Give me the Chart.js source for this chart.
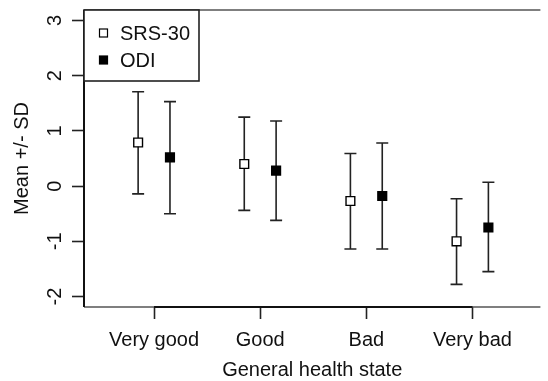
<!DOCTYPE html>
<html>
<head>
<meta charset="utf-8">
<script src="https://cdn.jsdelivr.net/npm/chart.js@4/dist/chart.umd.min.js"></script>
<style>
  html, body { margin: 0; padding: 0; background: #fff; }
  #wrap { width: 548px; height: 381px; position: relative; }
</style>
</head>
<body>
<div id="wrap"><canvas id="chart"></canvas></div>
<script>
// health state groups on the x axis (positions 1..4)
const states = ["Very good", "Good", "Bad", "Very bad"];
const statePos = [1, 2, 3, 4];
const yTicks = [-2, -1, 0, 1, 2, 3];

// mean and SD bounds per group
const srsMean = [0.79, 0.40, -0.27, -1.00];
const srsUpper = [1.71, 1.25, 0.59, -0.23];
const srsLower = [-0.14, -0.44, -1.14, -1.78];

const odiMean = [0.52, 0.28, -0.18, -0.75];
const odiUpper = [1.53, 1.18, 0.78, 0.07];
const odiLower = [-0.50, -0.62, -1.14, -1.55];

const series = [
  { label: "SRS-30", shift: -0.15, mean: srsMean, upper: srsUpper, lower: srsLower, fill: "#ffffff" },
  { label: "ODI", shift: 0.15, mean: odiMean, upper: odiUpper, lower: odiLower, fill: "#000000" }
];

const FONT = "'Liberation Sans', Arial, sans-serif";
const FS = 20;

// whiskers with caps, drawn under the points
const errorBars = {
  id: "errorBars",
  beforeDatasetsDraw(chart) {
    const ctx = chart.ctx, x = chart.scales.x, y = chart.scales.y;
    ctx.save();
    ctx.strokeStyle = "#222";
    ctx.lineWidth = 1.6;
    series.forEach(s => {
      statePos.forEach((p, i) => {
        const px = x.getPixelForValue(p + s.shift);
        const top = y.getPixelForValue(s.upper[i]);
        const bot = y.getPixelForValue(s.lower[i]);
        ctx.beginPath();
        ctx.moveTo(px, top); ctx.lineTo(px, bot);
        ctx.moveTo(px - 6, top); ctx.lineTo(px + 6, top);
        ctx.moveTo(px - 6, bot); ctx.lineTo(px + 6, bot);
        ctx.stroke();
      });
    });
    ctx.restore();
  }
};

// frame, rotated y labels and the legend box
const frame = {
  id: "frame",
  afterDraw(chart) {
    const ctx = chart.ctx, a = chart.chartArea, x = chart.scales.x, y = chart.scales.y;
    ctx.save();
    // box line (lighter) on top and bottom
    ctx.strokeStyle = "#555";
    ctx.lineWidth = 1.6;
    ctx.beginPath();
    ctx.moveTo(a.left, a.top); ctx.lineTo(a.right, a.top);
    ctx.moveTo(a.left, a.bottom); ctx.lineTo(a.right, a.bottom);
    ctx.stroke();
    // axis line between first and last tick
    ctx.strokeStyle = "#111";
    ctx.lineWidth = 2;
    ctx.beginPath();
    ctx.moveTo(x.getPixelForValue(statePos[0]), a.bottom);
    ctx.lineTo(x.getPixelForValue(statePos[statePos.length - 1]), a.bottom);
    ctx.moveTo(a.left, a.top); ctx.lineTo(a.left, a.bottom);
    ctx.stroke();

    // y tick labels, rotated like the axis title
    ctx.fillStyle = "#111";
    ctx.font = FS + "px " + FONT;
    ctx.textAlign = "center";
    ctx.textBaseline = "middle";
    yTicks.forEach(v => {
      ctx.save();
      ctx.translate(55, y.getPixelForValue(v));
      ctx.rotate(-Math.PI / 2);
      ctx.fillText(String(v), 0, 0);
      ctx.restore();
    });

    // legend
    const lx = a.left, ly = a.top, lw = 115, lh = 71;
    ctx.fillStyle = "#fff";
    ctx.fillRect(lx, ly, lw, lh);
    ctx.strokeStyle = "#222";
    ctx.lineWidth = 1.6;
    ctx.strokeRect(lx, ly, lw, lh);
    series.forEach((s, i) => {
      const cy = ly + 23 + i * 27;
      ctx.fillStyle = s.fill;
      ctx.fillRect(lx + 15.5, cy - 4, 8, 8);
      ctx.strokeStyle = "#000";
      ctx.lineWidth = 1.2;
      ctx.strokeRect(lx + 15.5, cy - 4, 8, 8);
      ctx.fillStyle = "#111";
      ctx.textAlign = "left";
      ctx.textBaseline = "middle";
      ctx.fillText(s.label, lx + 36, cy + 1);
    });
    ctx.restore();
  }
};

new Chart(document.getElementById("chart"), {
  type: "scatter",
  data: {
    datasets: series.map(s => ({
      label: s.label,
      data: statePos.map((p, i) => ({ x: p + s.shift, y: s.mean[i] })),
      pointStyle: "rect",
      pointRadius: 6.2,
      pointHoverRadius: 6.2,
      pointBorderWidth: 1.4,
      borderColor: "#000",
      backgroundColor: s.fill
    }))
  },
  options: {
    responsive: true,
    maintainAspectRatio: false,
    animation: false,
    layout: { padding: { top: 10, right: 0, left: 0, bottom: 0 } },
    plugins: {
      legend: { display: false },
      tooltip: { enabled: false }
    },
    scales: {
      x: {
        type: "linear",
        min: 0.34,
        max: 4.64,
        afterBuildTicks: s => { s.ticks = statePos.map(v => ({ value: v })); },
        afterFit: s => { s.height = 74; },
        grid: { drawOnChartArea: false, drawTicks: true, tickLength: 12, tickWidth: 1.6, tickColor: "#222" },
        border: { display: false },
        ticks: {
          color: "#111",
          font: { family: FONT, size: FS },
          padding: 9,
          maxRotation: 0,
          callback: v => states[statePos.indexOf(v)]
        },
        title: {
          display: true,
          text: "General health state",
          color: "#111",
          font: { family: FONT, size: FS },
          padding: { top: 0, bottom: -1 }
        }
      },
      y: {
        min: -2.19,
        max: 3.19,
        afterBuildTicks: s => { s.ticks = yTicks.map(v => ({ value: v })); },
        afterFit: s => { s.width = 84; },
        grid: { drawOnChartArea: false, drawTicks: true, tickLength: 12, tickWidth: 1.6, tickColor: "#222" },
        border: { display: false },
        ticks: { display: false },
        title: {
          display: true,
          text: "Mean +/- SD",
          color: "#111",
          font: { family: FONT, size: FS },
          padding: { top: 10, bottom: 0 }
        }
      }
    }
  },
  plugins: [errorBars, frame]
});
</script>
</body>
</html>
-=-=-
== Directions ==
Leave out any pictures and return exactly the lines from the beginning of the data through the line with "const FS = 20;", inclusive.

== Solved exercise ==
Give me the Chart.js source for this chart.
<!DOCTYPE html>
<html>
<head>
<meta charset="utf-8">
<script src="https://cdn.jsdelivr.net/npm/chart.js@4/dist/chart.umd.min.js"></script>
<style>
  html, body { margin: 0; padding: 0; background: #fff; }
  #wrap { width: 548px; height: 381px; position: relative; }
</style>
</head>
<body>
<div id="wrap"><canvas id="chart"></canvas></div>
<script>
// health state groups on the x axis (positions 1..4)
const states = ["Very good", "Good", "Bad", "Very bad"];
const statePos = [1, 2, 3, 4];
const yTicks = [-2, -1, 0, 1, 2, 3];

// mean and SD bounds per group
const srsMean = [0.79, 0.40, -0.27, -1.00];
const srsUpper = [1.71, 1.25, 0.59, -0.23];
const srsLower = [-0.14, -0.44, -1.14, -1.78];

const odiMean = [0.52, 0.28, -0.18, -0.75];
const odiUpper = [1.53, 1.18, 0.78, 0.07];
const odiLower = [-0.50, -0.62, -1.14, -1.55];

const series = [
  { label: "SRS-30", shift: -0.15, mean: srsMean, upper: srsUpper, lower: srsLower, fill: "#ffffff" },
  { label: "ODI", shift: 0.15, mean: odiMean, upper: odiUpper, lower: odiLower, fill: "#000000" }
];

const FONT = "'Liberation Sans', Arial, sans-serif";
const FS = 20;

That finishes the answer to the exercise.